Following the preferred return, the multifamily syndication will break out into a split. The structure will be outlined in your multifamily offering. 

Preferred returns provide a safety net to passive investors, and allow for trust and accountability to be built with a deals sponsorship team.

Waterfall Structure

A waterfall is used to describe how LPs and GPs are repaid through a share of the multifamily assets equity distributions. The waterfall structure is usually based on a type of return hurdle that must be met in order to progress to the next part of the waterfall. In multifamily syndications, there are a variety of waterfalls that can take place.

As more and more layers are added, the waterfall will become more complex. The example below is a multilayered waterfall complex based on a variety of return hurdles:

• 6% preferred return.

• Split of profits 80-20 until passive investors (LPs) receive a 10% internal rate of return (IRR).

• Then, a 70-30 split until investors have reached a 12% IRR.

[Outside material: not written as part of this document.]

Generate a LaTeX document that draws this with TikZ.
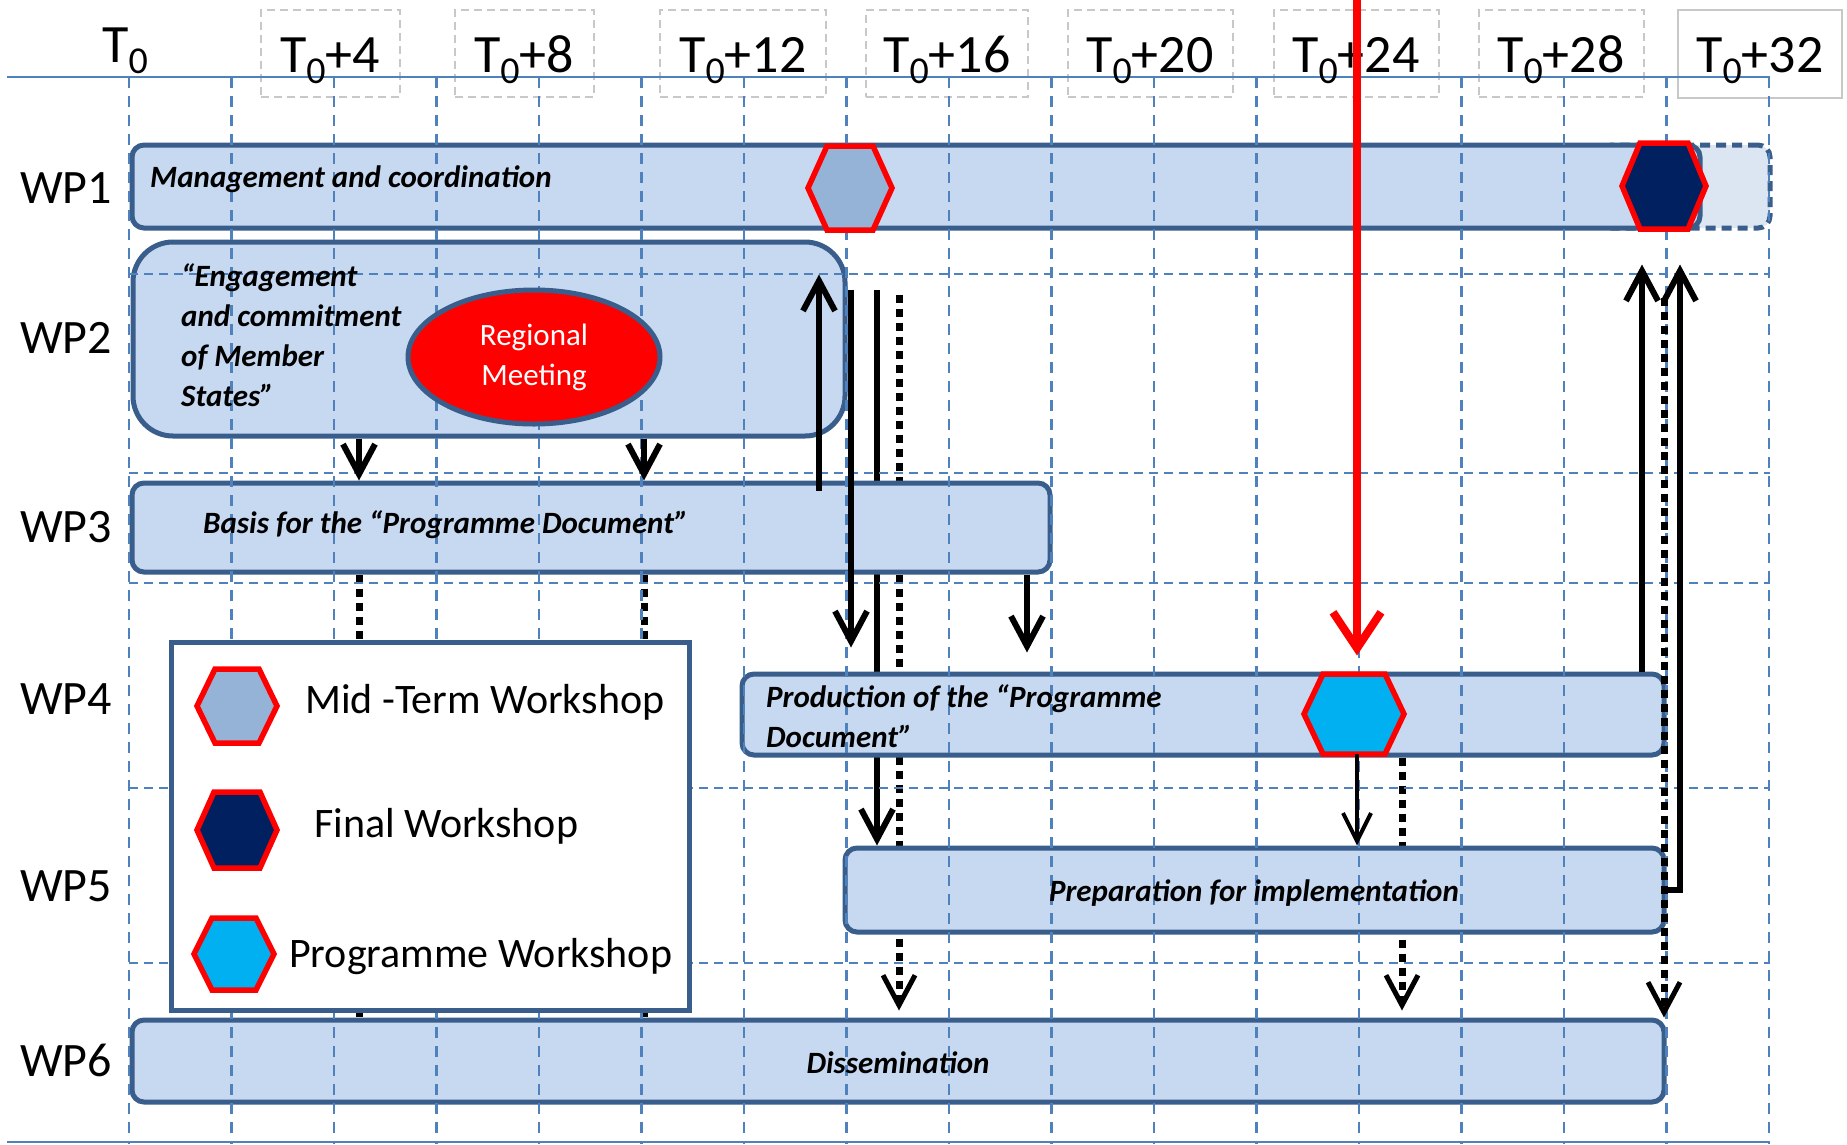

• 50-50 split between passive investors and sponsors of remaining profits.

The most basic waterfall structure you will see within the multifamily space is a 6%-8% preferred return with a 70-30 split. This would mean that passive investors will receive up to an 8% preferred return, and once the preferred return has been met, the rest of the profits will be restructured 70% to LPs and 30% to GPs.

Keep in mind that all multifamily deal structures will be thoroughly outlined within the multifamily investment offering. It is important to ask questions regarding fees and splits to make sure the multifamily investment opportunity aligns with your personal investment criteria.